──────── Provided material ────────

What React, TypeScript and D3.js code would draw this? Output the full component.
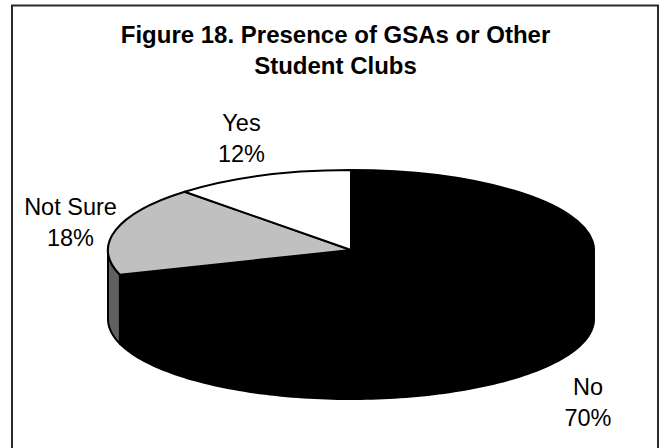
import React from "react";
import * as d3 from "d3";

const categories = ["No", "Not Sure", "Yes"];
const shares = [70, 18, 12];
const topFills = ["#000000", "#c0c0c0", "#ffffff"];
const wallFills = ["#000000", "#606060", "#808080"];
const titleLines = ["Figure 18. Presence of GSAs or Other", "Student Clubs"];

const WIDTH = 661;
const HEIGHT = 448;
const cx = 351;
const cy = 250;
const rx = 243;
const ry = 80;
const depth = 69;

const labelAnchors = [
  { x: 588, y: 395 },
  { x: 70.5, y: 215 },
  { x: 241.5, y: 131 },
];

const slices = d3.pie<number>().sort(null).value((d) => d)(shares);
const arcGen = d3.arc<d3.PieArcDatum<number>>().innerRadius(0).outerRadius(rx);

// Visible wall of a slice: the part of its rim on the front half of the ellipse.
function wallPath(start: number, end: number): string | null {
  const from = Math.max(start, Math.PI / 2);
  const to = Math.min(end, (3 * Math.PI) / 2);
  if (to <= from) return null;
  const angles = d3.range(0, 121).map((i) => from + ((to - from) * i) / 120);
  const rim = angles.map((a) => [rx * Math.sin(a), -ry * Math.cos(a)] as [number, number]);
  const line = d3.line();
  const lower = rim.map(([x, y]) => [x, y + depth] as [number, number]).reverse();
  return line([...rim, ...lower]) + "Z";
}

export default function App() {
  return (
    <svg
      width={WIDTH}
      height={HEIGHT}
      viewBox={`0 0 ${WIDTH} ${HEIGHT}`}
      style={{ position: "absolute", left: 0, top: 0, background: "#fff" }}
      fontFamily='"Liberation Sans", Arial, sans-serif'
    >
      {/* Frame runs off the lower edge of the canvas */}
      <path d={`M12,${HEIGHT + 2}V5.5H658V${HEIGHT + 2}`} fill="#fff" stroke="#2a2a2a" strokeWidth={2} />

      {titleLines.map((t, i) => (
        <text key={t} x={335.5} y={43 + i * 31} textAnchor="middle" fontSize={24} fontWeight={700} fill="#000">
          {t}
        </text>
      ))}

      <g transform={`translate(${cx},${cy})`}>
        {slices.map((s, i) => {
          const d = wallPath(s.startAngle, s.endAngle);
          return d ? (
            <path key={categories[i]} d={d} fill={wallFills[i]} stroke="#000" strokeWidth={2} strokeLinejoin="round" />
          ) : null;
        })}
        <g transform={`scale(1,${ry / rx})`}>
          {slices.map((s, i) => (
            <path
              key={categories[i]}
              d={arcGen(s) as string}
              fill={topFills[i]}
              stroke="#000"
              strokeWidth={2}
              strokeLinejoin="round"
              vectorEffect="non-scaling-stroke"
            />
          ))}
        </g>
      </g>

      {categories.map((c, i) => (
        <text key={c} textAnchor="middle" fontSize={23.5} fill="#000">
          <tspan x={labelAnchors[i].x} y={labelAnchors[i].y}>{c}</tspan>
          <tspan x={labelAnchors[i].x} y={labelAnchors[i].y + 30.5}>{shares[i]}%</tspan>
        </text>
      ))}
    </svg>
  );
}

────────

Problem details » Omit every picture while copying the listing above exactly.

Result of the task »
What React, TypeScript and D3.js code would draw this? Output the full component.
import React from "react";
import * as d3 from "d3";

const categories = ["No", "Not Sure", "Yes"];
const shares = [70, 18, 12];
const topFills = ["#000000", "#c0c0c0", "#ffffff"];
const wallFills = ["#000000", "#606060", "#808080"];
const titleLines = ["Figure 18. Presence of GSAs or Other", "Student Clubs"];

const WIDTH = 661;
const HEIGHT = 448;
const cx = 351;
const cy = 250;
const rx = 243;
const ry = 80;
const depth = 69;

const labelAnchors = [
  { x: 588, y: 395 },
  { x: 70.5, y: 215 },
  { x: 241.5, y: 131 },
];

const slices = d3.pie<number>().sort(null).value((d) => d)(shares);
const arcGen = d3.arc<d3.PieArcDatum<number>>().innerRadius(0).outerRadius(rx);

// Visible wall of a slice: the part of its rim on the front half of the ellipse.
function wallPath(start: number, end: number): string | null {
  const from = Math.max(start, Math.PI / 2);
  const to = Math.min(end, (3 * Math.PI) / 2);
  if (to <= from) return null;
  const angles = d3.range(0, 121).map((i) => from + ((to - from) * i) / 120);
  const rim = angles.map((a) => [rx * Math.sin(a), -ry * Math.cos(a)] as [number, number]);
  const line = d3.line();
  const lower = rim.map(([x, y]) => [x, y + depth] as [number, number]).reverse();
  return line([...rim, ...lower]) + "Z";
}

export default function App() {
  return (
    <svg
      width={WIDTH}
      height={HEIGHT}
      viewBox={`0 0 ${WIDTH} ${HEIGHT}`}
      style={{ position: "absolute", left: 0, top: 0, background: "#fff" }}
      fontFamily='"Liberation Sans", Arial, sans-serif'
    >
      {/* Frame runs off the lower edge of the canvas */}
      <path d={`M12,${HEIGHT + 2}V5.5H658V${HEIGHT + 2}`} fill="#fff" stroke="#2a2a2a" strokeWidth={2} />

      {titleLines.map((t, i) => (
        <text key={t} x={335.5} y={43 + i * 31} textAnchor="middle" fontSize={24} fontWeight={700} fill="#000">
          {t}
        </text>
      ))}

      <g transform={`translate(${cx},${cy})`}>
        {slices.map((s, i) => {
          const d = wallPath(s.startAngle, s.endAngle);
          return d ? (
            <path key={categories[i]} d={d} fill={wallFills[i]} stroke="#000" strokeWidth={2} strokeLinejoin="round" />
          ) : null;
        })}
        <g transform={`scale(1,${ry / rx})`}>
          {slices.map((s, i) => (
            <path
              key={categories[i]}
              d={arcGen(s) as string}
              fill={topFills[i]}
              stroke="#000"
              strokeWidth={2}
              strokeLinejoin="round"
              vectorEffect="non-scaling-stroke"
            />
          ))}
        </g>
      </g>

      {categories.map((c, i) => (
        <text key={c} textAnchor="middle" fontSize={23.5} fill="#000">
          <tspan x={labelAnchors[i].x} y={labelAnchors[i].y}>{c}</tspan>
          <tspan x={labelAnchors[i].x} y={labelAnchors[i].y + 30.5}>{shares[i]}%</tspan>
        </text>
      ))}
    </svg>
  );
}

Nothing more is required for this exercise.